*THE REQUEST*: Nothing but the lines from the top of the data to the line holding "const y = d3.scaleLinear().domain([0, 6]).range([B, T]);" should be printed, word for word and both ends included; leave the pictures out.

— START —

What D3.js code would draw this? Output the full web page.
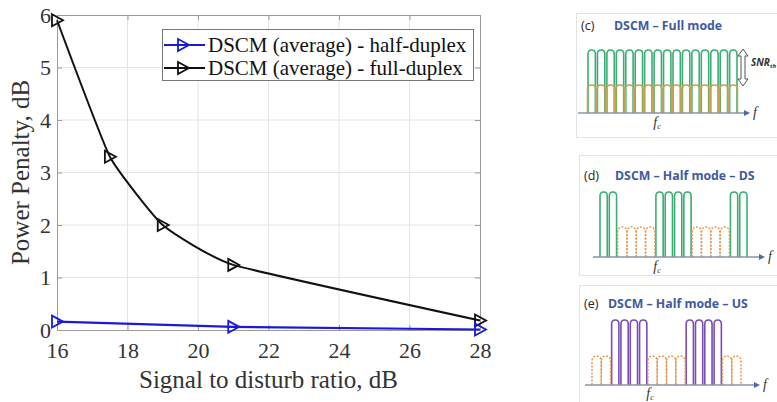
<!DOCTYPE html>
<html><head><meta charset="utf-8">
<script src="https://cdn.jsdelivr.net/npm/d3@7"></script>
<style>
html,body{margin:0;padding:0;background:#fff;}
svg{display:block;}
</style></head>
<body>
<svg id="c" width="777" height="402"></svg>
<script>
// ---------- data ----------
const xTicks = [16, 18, 20, 22, 24, 26, 28];
const yTicks = [0, 1, 2, 3, 4, 5, 6];
const fullX = [16, 17.5, 19, 21, 28];
const fullDuplex = [5.9, 3.3, 2.0, 1.24, 0.18];
const halfX = [16, 21, 28];
const halfDuplex = [0.16, 0.06, 0.01];
const seriesNames = ["DSCM (average) - half-duplex", "DSCM (average) - full-duplex"];
const xLabel = "Signal to disturb ratio, dB";
const yLabel = "Power Penalty, dB";
// spectrum panels: B = both (full), G = green DS, O = orange, P = purple US
const panelTags = ["(c)", "(d)", "(e)"];
const panelTitles = ["DSCM – Full mode", "DSCM – Half mode – DS", "DSCM – Half mode – US"];
const panelSlots = [
  ["B","B","B","B","B","B","B","B","B","B","B","B","B","B","B","B"],
  ["G","G","O","O","O","O","G","G","G","G","O","O","O","O","G","G"],
  ["O","O","P","P","P","P","O","O","O","O","P","P","P","P","O","O"]
];

const svg = d3.select("#c");
const serif = "'Liberation Serif','Times New Roman',serif";
const sans = "'Open Sans','Noto Sans',sans-serif";

// ---------- main chart ----------
const L = 57, R = 480, T = 15, B = 330;
const x = d3.scaleLinear().domain([16, 28]).range([L, R]);
const y = d3.scaleLinear().domain([0, 6]).range([B, T]);

const g = svg.append("g");
// grid
g.append("g").selectAll("line").data(xTicks.slice(1, -1)).join("line")
  .attr("x1", d => x(d)).attr("x2", d => x(d)).attr("y1", T).attr("y2", B)
  .attr("stroke", "#e4e4e4").attr("stroke-width", 1);
g.append("g").selectAll("line").data(yTicks.slice(1, -1)).join("line")
  .attr("y1", d => y(d)).attr("y2", d => y(d)).attr("x1", L).attr("x2", R)
  .attr("stroke", "#e4e4e4").attr("stroke-width", 1);

function styleAxis(sel) {
  sel.select(".domain").attr("stroke", "#9a9a9a");
  sel.selectAll(".tick line").attr("stroke", "#9a9a9a");
  sel.selectAll(".tick text").attr("fill", "#333").style("font-family", serif).style("font-size", "22px");
}
const fmt = d3.format("d");
g.append("g").attr("transform", `translate(0,${B})`)
  .call(d3.axisBottom(x).tickValues(xTicks).tickFormat(fmt).tickSize(-5).tickPadding(12).tickSizeOuter(0))
  .call(styleAxis);
g.append("g").attr("transform", `translate(${L},0)`)
  .call(d3.axisLeft(y).tickValues(yTicks).tickFormat(fmt).tickSize(-5).tickPadding(6).tickSizeOuter(0))
  .call(styleAxis);
g.append("g").attr("transform", `translate(0,${T})`)
  .call(d3.axisTop(x).tickValues(xTicks).tickSize(-5).tickSizeOuter(0).tickFormat(""))
  .call(styleAxis);
g.append("g").attr("transform", `translate(${R},0)`)
  .call(d3.axisRight(y).tickValues(yTicks).tickSize(-5).tickSizeOuter(0).tickFormat(""))
  .call(styleAxis);

// labels
g.append("text").attr("x", (L + R) / 2).attr("y", 388).attr("text-anchor", "middle")
  .style("font-family", serif).style("font-size", "25px").attr("fill", "#333").text(xLabel);
g.append("text").attr("transform", `translate(29,${(T + B) / 2}) rotate(-90)`).attr("text-anchor", "middle")
  .style("font-family", serif).style("font-size", "25px").attr("fill", "#333").text(yLabel);

// lines
const tri = "M-5,-6L6,0L-5,6Z";
const fullData = fullX.map((v, i) => [v, fullDuplex[i]]);
const halfData = halfX.map((v, i) => [v, halfDuplex[i]]);
g.append("path").datum(fullData)
  .attr("d", d3.line().x(d => x(d[0])).y(d => y(d[1])).curve(d3.curveCardinal.tension(0.6)))
  .attr("fill", "none").attr("stroke", "#111").attr("stroke-width", 2);
g.append("path").datum(halfData)
  .attr("d", d3.line().x(d => x(d[0])).y(d => y(d[1])))
  .attr("fill", "none").attr("stroke", "#1a1ad6").attr("stroke-width", 2.2);
g.append("g").selectAll("path").data(fullData).join("path")
  .attr("transform", d => `translate(${x(d[0])},${y(d[1])})`).attr("d", tri)
  .attr("fill", "none").attr("stroke", "#111").attr("stroke-width", 1.8);
g.append("g").selectAll("path").data(halfData).join("path")
  .attr("transform", d => `translate(${x(d[0])},${y(d[1])})`).attr("d", tri)
  .attr("fill", "none").attr("stroke", "#1a1ad6").attr("stroke-width", 1.8);

// legend
const lg = g.append("g");
lg.append("rect").attr("x", 162.5).attr("y", 29.5).attr("width", 311).attr("height", 51)
  .attr("fill", "#fff").attr("stroke", "#777").attr("stroke-width", 1);
const legCols = ["#1a1ad6", "#111"];
seriesNames.forEach((name, i) => {
  const yy = 45 + i * 23;
  lg.append("line").attr("x1", 164).attr("x2", 205).attr("y1", yy).attr("y2", yy)
    .attr("stroke", legCols[i]).attr("stroke-width", 2);
  lg.append("path").attr("transform", `translate(183,${yy})`).attr("d", tri)
    .attr("fill", "none").attr("stroke", legCols[i]).attr("stroke-width", 1.8);
  lg.append("text").attr("x", 208).attr("y", yy + 7).style("font-family", serif)
    .style("font-size", "21px").attr("fill", "#111").text(name);
});

// ---------- spectrum panels ----------
const panels = [
  {bx: 576, by: 13, bh: 124, tagY: 30, titleX: 614, s0: 588, s1: 737, top: 50, mid: 85, base: 113,
   ax0: 578, ax1: 750, fcX: 657, fcY: 127},
  {bx: 579, by: 155, bh: 120, tagY: 180, titleX: 615, s0: 600, s1: 747, top: 192, mid: 227, base: 257,
   ax0: 593, ax1: 765, fcX: 657, fcY: 271},
  {bx: 579, by: 285, bh: 130, tagY: 308, titleX: 608, s0: 593, s1: 740, top: 320, mid: 356, base: 385,
   ax0: 585, ax1: 760, fcX: 650, fcY: 398}
];
const colG = "#3aae74", colP = "#7a4cb8", colO = "#e59a55", colOc = "#c9a24e";

function arch(x0, x1, top, base) {
  const r = (x1 - x0) * 0.55;
  return `M${x0},${base}L${x0},${top + r}C${x0},${top - r / 3} ${x1},${top - r / 3} ${x1},${top + r}L${x1},${base}`;
}

panels.forEach((p, k) => {
  const pg = svg.append("g");
  pg.append("rect").attr("x", p.bx + 0.5).attr("y", p.by + 0.5).attr("width", 777 - p.bx + 10).attr("height", p.bh)
    .attr("fill", "#fff").attr("stroke", "#e2e2e2");
  pg.append("text").attr("x", p.bx + 5).attr("y", p.tagY).style("font-family", sans).style("font-size", "12.5px")
    .attr("fill", "#222").text(panelTags[k]);
  pg.append("text").attr("x", p.titleX).attr("y", p.tagY).style("font-family", sans).style("font-size", "12.3px")
    .style("font-weight", "bold").attr("fill", "#3d5aa0").text(panelTitles[k]);

  const slots = panelSlots[k];
  const band = d3.scaleBand().domain(d3.range(slots.length)).range([p.s0, p.s1]).paddingInner(0.22);
  const big = slots.map((s, i) => ({s, i})).filter(d => d.s !== "O");
  const small = slots.map((s, i) => ({s, i})).filter(d => d.s === "O" || d.s === "B");
  pg.append("g").selectAll("path").data(big).join("path")
    .attr("d", d => arch(band(d.i), band(d.i) + band.bandwidth(), p.top, p.base))
    .attr("fill", "none").attr("stroke", d => d.s === "P" ? colP : colG).attr("stroke-width", 1.6);
  pg.append("g").selectAll("path").data(small).join("path")
    .attr("d", d => d.s === "B"
      ? arch(band(d.i) - 0.5, band(d.i) + band.bandwidth() + 0.5, p.mid, p.base)
      : arch(band(d.i) - 1, band(d.i) + band.bandwidth() + 1, p.mid, p.base))
    .attr("fill", "none").attr("stroke", d => d.s === "B" ? colOc : colO)
    .attr("stroke-width", 1.5).attr("stroke-dasharray", d => d.s === "B" ? null : "2,1.5");

  // frequency axis
  pg.append("line").attr("x1", p.ax0).attr("x2", p.ax1 - 4).attr("y1", p.base).attr("y2", p.base)
    .attr("stroke", "#8a94a6").attr("stroke-width", 1.5);
  pg.append("path").attr("d", `M${p.ax1},${p.base}L${p.ax1 - 6},${p.base - 3}L${p.ax1 - 6},${p.base + 3}Z`)
    .attr("fill", "#4a6aa8");
  pg.append("text").attr("x", p.ax1 + 3).attr("y", p.base + 4).style("font-family", serif)
    .style("font-style", "italic").style("font-size", "14px").attr("fill", "#333").text("f");
  const fc = pg.append("text").attr("x", p.fcX).attr("y", p.fcY).attr("text-anchor", "middle")
    .style("font-family", serif).style("font-style", "italic").style("font-size", "14px").attr("fill", "#333");
  fc.append("tspan").text("f");
  fc.append("tspan").attr("dy", 2).style("font-size", "8px").text("c");

  if (k === 0) {
    // SNR double arrow
    const ax = 743, y0 = p.top - 1, y1 = p.mid + 1;
    pg.append("path")
      .attr("d", `M${ax},${y0}L${ax + 5},${y0 + 7}L${ax + 2},${y0 + 7}L${ax + 2},${y1 - 7}L${ax + 5},${y1 - 7}L${ax},${y1}L${ax - 5},${y1 - 7}L${ax - 2},${y1 - 7}L${ax - 2},${y0 + 7}L${ax - 5},${y0 + 7}Z`)
      .attr("fill", "#fff").attr("stroke", "#555").attr("stroke-width", 1);
    const st = pg.append("text").attr("x", 751).attr("y", 66).style("font-family", sans)
      .style("font-style", "italic").style("font-size", "10px").style("font-weight", "bold").attr("fill", "#333");
    st.append("tspan").text("SNR");
    st.append("tspan").attr("dy", 2).style("font-size", "6px").text("th");
  }
});
</script>
</body></html>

— END —

*ANSWER TO THE TASK*:
What D3.js code would draw this? Output the full web page.
<!DOCTYPE html>
<html><head><meta charset="utf-8">
<script src="https://cdn.jsdelivr.net/npm/d3@7"></script>
<style>
html,body{margin:0;padding:0;background:#fff;}
svg{display:block;}
</style></head>
<body>
<svg id="c" width="777" height="402"></svg>
<script>
// ---------- data ----------
const xTicks = [16, 18, 20, 22, 24, 26, 28];
const yTicks = [0, 1, 2, 3, 4, 5, 6];
const fullX = [16, 17.5, 19, 21, 28];
const fullDuplex = [5.9, 3.3, 2.0, 1.24, 0.18];
const halfX = [16, 21, 28];
const halfDuplex = [0.16, 0.06, 0.01];
const seriesNames = ["DSCM (average) - half-duplex", "DSCM (average) - full-duplex"];
const xLabel = "Signal to disturb ratio, dB";
const yLabel = "Power Penalty, dB";
// spectrum panels: B = both (full), G = green DS, O = orange, P = purple US
const panelTags = ["(c)", "(d)", "(e)"];
const panelTitles = ["DSCM – Full mode", "DSCM – Half mode – DS", "DSCM – Half mode – US"];
const panelSlots = [
  ["B","B","B","B","B","B","B","B","B","B","B","B","B","B","B","B"],
  ["G","G","O","O","O","O","G","G","G","G","O","O","O","O","G","G"],
  ["O","O","P","P","P","P","O","O","O","O","P","P","P","P","O","O"]
];

const svg = d3.select("#c");
const serif = "'Liberation Serif','Times New Roman',serif";
const sans = "'Open Sans','Noto Sans',sans-serif";

// ---------- main chart ----------
const L = 57, R = 480, T = 15, B = 330;
const x = d3.scaleLinear().domain([16, 28]).range([L, R]);
const y = d3.scaleLinear().domain([0, 6]).range([B, T]);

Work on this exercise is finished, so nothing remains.